WORK TO BE COMPLETED
All lines from the beginning of the listing through the line with "minor_ticks = [10, 30, 50, 70, 90, 110]" are to be copied word for word; the pictures are not.

+++

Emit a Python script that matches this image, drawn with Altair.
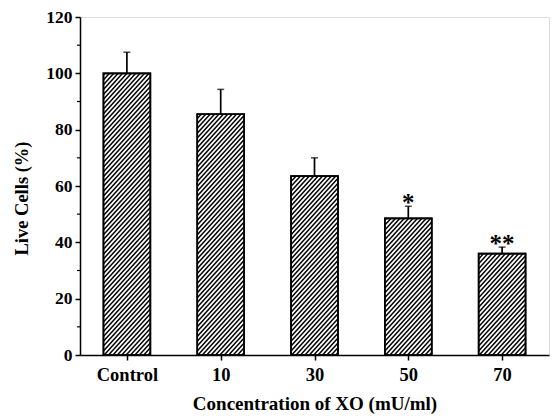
import altair as alt
import pandas as pd

categories = ["Control", "10", "30", "50", "70"]
values = [100.0, 85.5, 63.5, 48.5, 36.0]
errors = [7.5, 8.8, 6.5, 4.3, 2.3]
marks = ["", "", "", "*", "**"]
minor_ticks = [10, 30, 50, 70, 90, 110]

W, H = 469, 338
KX = W / 5.0
KY = H / 120.0
S = 1.1      # hatch slope (pixels)
SP = 4.4     # hatch horizontal spacing (pixels)
BW = 0.5 * KX

df = pd.DataFrame({
    "cat": categories,
    "i": list(range(len(categories))),
    "value": values,
    "err": errors,
    "mark": marks,
})
minor_df = pd.DataFrame({"t": minor_ticks})

FONT = "Liberation Serif"

xscale = alt.Scale(domain=[-0.5, 4.5], nice=False, zero=False)
yscale = alt.Scale(domain=[0, 120], nice=False)

label_expr = "[" + ",".join(f"'{c}'" for c in categories) + "][datum.value]"

xaxis = alt.Axis(
    values=[0, 1, 2, 3, 4], labelExpr=label_expr, title="Concentration of XO (mU/ml)",
    grid=False, tickSize=5, tickColor="black", domainColor="black", domainWidth=1.5,
    tickWidth=1.5, labelFont=FONT, labelFontWeight="bold", labelFontSize=18.5,
    labelColor="black", labelPadding=5, titleFont=FONT, titleFontWeight="bold",
    titleFontSize=19, titleColor="black", titlePadding=11,
)
yaxis = alt.Axis(
    values=[0, 20, 40, 60, 80, 100, 120], title="Live Cells (%)", grid=False,
    tickSize=5, tickColor="black", domainColor="black", domainWidth=1.5, tickWidth=1.5,
    labelFont=FONT, labelFontWeight="bold", labelFontSize=17.5, labelColor="black",
    labelPadding=3, titleFont=FONT, titleFontWeight="bold", titleFontSize=18.5,
    titleColor="black", titlePadding=14, titleY=181,
)

base = alt.Chart(df).transform_calculate(
    x1="datum.i - 0.25", x2="datum.i + 0.25", top="datum.value + datum.err"
)

bars = base.mark_bar(fill="white", stroke="black", strokeWidth=1.6).encode(
    x=alt.X("x1:Q", scale=xscale, axis=xaxis),
    x2="x2:Q",
    y=alt.Y("value:Q", scale=yscale, axis=yaxis),
    y2=alt.datum(0),
)

hatch = alt.Chart(df).transform_calculate(
    k="sequence(0, 95)"
).transform_flatten(["k"]).transform_calculate(
    hb=f"datum.value * {KY}",
    b=f"-{S}*{BW} + (datum.k + 0.5) * {S}*{SP}",
).transform_calculate(
    us=f"max(0, -datum.b / {S})",
    ue=f"min({BW}, (datum.hb - datum.b) / {S})",
).transform_filter("datum.ue > datum.us").transform_calculate(
    hx1=f"datum.i - 0.25 + datum.us / {KX}",
    hx2=f"datum.i - 0.25 + datum.ue / {KX}",
    hy1=f"({S} * datum.us + datum.b) / {KY}",
    hy2=f"({S} * datum.ue + datum.b) / {KY}",
).mark_rule(color="black", strokeWidth=1.5).encode(
    x=alt.X("hx1:Q", scale=xscale),
    x2="hx2:Q",
    y=alt.Y("hy1:Q", scale=yscale),
    y2="hy2:Q",
)

outline = base.mark_bar(fill="transparent", stroke="black", strokeWidth=1.7).encode(
    x=alt.X("x1:Q", scale=xscale), x2="x2:Q",
    y=alt.Y("value:Q", scale=yscale), y2=alt.datum(0),
)

errbar = base.mark_rule(color="black", strokeWidth=1.7).encode(
    x=alt.X("i:Q", scale=xscale),
    y=alt.Y("value:Q", scale=yscale),
    y2="top:Q",
)
caps = base.mark_tick(color="black", orient="horizontal", size=7, thickness=1.5).encode(
    x=alt.X("i:Q", scale=xscale),
    y=alt.Y("top:Q", scale=yscale),
)
stars = base.mark_text(
    font=FONT, fontWeight="bold", fontSize=25, color="black", baseline="alphabetic", dy=5
).encode(
    x=alt.X("i:Q", scale=xscale),
    y=alt.Y("top:Q", scale=yscale),
    text="mark:N",
)

minor = alt.Chart(minor_df).mark_rule(color="black", strokeWidth=1.2).encode(
    y=alt.Y("t:Q", scale=yscale),
    x=alt.value(-3),
    x2=alt.value(0),
)

chart = alt.layer(bars, hatch, outline, errbar, caps, stars, minor).properties(
    width=W, height=H,
    autosize=alt.AutoSizeParams(type="none"),
    padding={"left": 72, "top": 9, "right": 2, "bottom": 64},
).configure_view(stroke="black", strokeWidth=1).configure(background="white")

chart.save("out.html", embed_options={"renderer": "svg", "actions": False})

+++

RESPONSE
Emit a Python script that matches this image, drawn with Altair.
import altair as alt
import pandas as pd

categories = ["Control", "10", "30", "50", "70"]
values = [100.0, 85.5, 63.5, 48.5, 36.0]
errors = [7.5, 8.8, 6.5, 4.3, 2.3]
marks = ["", "", "", "*", "**"]
minor_ticks = [10, 30, 50, 70, 90, 110]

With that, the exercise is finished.